Последние дни мая 1787 г., Херсон. Иосиф II, он же «граф Фалькенштейн», уже присоединился к русской царице. Предоставляем слово графу де Людольфу: «26–го я присутствовал при самом великолепном в мире зрелище, так как в этот день был назначен спуск военных кораблей. По моем приезде в Херсон (сколько можно судить, автор прибыл туда ровно за две недели до описываемого торжества, 12 мая. — А. П.) я не мог себе представить того, чтоб эти суда могли быть готовы к прибытию императрицы, но работали так усердно, что к назначенному сроку все было готово… Все сделано только на скорую руку. Тем не менее я был поражен прилагаемою ко всему деятельностью. Это страна вещей удивительных, и я их всегда сравниваю с тепличными произведениями, только уж не знаю, будут ли они долговечны» [Людольф, 180].
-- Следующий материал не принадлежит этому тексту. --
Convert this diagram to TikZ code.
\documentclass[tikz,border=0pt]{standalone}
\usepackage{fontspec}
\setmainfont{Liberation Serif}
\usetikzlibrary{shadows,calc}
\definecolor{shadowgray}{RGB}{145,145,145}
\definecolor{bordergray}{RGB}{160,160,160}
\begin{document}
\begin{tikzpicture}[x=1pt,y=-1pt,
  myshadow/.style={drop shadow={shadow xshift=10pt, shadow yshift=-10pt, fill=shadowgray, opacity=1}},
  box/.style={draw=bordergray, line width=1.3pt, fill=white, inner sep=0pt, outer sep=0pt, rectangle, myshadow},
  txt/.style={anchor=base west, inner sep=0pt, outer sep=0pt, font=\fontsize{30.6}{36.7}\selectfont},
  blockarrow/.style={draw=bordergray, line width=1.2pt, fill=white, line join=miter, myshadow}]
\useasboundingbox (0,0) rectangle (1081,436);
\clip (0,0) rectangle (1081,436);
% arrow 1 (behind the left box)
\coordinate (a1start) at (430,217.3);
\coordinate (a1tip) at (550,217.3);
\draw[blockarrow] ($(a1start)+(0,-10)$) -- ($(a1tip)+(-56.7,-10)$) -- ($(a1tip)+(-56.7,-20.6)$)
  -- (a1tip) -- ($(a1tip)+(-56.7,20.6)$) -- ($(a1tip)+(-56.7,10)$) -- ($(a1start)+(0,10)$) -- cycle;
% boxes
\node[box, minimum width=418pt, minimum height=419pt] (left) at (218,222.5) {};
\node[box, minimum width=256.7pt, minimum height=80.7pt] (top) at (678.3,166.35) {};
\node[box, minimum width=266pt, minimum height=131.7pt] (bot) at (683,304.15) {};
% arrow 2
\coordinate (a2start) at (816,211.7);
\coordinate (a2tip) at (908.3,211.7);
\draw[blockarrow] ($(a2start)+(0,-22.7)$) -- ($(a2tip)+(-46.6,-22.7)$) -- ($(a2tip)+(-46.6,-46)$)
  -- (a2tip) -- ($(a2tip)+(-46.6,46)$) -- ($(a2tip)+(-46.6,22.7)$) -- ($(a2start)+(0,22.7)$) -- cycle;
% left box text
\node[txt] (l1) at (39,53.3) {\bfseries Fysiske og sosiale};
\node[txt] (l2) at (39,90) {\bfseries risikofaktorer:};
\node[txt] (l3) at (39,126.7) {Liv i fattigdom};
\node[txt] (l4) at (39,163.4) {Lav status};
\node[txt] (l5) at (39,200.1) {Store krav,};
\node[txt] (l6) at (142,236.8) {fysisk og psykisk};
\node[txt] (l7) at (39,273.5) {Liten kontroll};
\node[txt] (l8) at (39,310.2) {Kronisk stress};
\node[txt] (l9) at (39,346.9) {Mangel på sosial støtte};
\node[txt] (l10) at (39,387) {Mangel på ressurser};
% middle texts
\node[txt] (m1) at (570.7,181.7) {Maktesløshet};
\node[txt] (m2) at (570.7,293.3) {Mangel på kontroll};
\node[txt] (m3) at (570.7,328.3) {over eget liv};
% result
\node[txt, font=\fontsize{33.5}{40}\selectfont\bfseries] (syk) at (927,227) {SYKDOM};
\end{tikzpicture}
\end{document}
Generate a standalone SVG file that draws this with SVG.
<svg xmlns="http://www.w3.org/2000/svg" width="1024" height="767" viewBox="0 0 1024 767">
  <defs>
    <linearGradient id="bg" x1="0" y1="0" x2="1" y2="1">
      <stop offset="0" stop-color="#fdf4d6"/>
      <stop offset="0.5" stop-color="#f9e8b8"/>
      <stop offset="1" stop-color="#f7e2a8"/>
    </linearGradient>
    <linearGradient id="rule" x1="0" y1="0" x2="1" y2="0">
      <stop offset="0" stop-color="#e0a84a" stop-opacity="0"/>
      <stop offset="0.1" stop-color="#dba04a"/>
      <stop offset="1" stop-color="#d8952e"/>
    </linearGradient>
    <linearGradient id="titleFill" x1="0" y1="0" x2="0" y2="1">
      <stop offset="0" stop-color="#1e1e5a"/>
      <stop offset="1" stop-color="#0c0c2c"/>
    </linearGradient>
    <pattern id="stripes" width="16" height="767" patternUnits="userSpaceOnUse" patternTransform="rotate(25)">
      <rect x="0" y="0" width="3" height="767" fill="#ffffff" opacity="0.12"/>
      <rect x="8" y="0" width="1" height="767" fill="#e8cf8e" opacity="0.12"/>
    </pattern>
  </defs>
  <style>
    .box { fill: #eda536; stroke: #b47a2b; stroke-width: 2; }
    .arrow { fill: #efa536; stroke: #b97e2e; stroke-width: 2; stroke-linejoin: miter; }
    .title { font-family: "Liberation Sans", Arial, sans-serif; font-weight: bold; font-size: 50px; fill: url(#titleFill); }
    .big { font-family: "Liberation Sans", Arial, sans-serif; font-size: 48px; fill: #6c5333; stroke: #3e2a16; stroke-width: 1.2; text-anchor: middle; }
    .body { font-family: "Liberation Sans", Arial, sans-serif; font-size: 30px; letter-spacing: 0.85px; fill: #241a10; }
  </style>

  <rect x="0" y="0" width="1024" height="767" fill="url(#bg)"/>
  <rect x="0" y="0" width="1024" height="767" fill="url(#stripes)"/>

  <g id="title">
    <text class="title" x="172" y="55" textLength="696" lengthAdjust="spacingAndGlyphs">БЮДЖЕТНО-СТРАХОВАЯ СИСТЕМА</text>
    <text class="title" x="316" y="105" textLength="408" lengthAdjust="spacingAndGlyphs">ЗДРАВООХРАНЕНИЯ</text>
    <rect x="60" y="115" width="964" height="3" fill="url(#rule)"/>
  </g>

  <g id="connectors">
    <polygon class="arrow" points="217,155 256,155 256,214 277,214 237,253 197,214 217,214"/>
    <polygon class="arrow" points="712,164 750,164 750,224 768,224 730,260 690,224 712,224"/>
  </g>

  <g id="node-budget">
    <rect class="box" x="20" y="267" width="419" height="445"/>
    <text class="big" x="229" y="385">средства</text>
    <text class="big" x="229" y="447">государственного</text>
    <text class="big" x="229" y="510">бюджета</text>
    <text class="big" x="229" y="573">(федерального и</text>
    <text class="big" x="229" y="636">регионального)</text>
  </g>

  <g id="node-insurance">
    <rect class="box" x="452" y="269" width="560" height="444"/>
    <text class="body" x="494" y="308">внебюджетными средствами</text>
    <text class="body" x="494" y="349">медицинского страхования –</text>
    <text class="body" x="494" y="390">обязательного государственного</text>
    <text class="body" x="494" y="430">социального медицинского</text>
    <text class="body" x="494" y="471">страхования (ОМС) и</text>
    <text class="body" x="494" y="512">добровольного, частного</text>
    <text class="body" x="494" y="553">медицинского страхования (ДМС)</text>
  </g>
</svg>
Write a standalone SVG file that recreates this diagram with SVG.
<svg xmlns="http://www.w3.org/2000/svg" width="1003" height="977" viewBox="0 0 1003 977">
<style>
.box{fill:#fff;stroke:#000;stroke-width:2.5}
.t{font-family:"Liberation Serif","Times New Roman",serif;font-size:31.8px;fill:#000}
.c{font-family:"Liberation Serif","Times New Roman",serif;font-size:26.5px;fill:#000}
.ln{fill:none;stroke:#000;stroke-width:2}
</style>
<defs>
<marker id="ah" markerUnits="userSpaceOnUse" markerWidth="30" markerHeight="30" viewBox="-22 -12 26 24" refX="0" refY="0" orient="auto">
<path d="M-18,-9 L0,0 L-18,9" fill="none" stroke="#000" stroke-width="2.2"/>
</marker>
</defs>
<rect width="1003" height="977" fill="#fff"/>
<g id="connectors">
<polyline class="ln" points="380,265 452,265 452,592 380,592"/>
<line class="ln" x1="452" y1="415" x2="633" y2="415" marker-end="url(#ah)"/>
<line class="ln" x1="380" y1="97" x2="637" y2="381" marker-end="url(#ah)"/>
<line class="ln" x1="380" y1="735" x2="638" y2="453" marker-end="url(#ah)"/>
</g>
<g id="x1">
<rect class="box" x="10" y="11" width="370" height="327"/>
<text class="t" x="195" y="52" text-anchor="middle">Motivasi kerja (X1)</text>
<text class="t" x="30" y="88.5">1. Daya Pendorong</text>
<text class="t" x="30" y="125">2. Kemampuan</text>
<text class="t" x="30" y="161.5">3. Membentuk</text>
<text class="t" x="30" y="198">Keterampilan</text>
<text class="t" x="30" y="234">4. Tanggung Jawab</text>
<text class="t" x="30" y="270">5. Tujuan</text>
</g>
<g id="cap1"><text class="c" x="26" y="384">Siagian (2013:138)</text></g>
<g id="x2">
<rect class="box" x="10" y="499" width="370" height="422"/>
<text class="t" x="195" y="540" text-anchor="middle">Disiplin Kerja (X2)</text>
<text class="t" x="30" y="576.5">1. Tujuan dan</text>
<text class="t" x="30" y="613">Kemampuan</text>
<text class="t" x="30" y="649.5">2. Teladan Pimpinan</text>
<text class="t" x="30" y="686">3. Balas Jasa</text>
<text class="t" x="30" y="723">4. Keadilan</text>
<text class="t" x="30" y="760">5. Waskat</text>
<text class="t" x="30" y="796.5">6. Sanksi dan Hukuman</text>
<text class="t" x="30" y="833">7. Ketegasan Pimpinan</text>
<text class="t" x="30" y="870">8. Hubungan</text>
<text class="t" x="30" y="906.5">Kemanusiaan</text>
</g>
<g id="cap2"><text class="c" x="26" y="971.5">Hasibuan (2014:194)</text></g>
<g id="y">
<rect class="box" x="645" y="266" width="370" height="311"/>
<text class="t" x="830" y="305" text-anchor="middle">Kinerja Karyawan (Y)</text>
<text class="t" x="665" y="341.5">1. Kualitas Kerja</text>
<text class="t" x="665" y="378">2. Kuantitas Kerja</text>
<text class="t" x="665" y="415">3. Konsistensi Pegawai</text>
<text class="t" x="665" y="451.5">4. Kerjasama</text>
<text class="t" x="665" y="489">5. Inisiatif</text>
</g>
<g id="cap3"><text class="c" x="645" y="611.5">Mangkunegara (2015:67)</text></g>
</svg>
Далее описывается спуск на воду трех кораблей, одному из которых из любезности по отношению к австрийскому императору было дано название «Иосиф II». В только что приведенной цитате восхищение перемешано со скепсисом. Это вообще свойственно отзывам иностранцев [125], как видно хотя бы из такой сцены, зафиксированной де Людольфом: «Император Иосиф и весь двор поздравляли императрицу с таким успехом, государыня спросила у императора по–немецки о том, что он думает об ее хозяйстве. Но он ограничился тем, что ответил ей глубоким безмолвным поклоном, предоставив зрителям истолковывать по своему усмотрению это весьма двусмысленное выражение того, что он думает!» [Людольф, 181]. Европейцы оставались неисправимо самодовольны: всякий русский успех казался им нонсенсом: «Строитель — русский, и никогда не выезжал из своего отечества, но, по–видимому, он хорошо знает свое дело, потому что знатоки говорят, что корабли эти очень хорошо сделаны» [Людольф, 181]. Главный сюрприз, однако, был еще впереди.
Апофеоз флотской темы — посещение Севастополя. Нет нужды описывать знаменитый парадный обед в Инкерманском дворце, из окон которого открывался великолепный вид на севастопольский рейд. По знаку, данному Потемкиным, занавеси были отдернуты и стоявший на рейде черноморский флот салютовал Екатерине и ее гостям. Нет нужды описывать также объезд кораблей [Отрывки из записок…, 40–41, ср.: 44]. Впрочем, одну деталь стоит упомянуть, поскольку она «маркирована», поскольку ей придана «повышенная знаковость»: Екатерина объезжала суда на катере, который был точной копией султанского.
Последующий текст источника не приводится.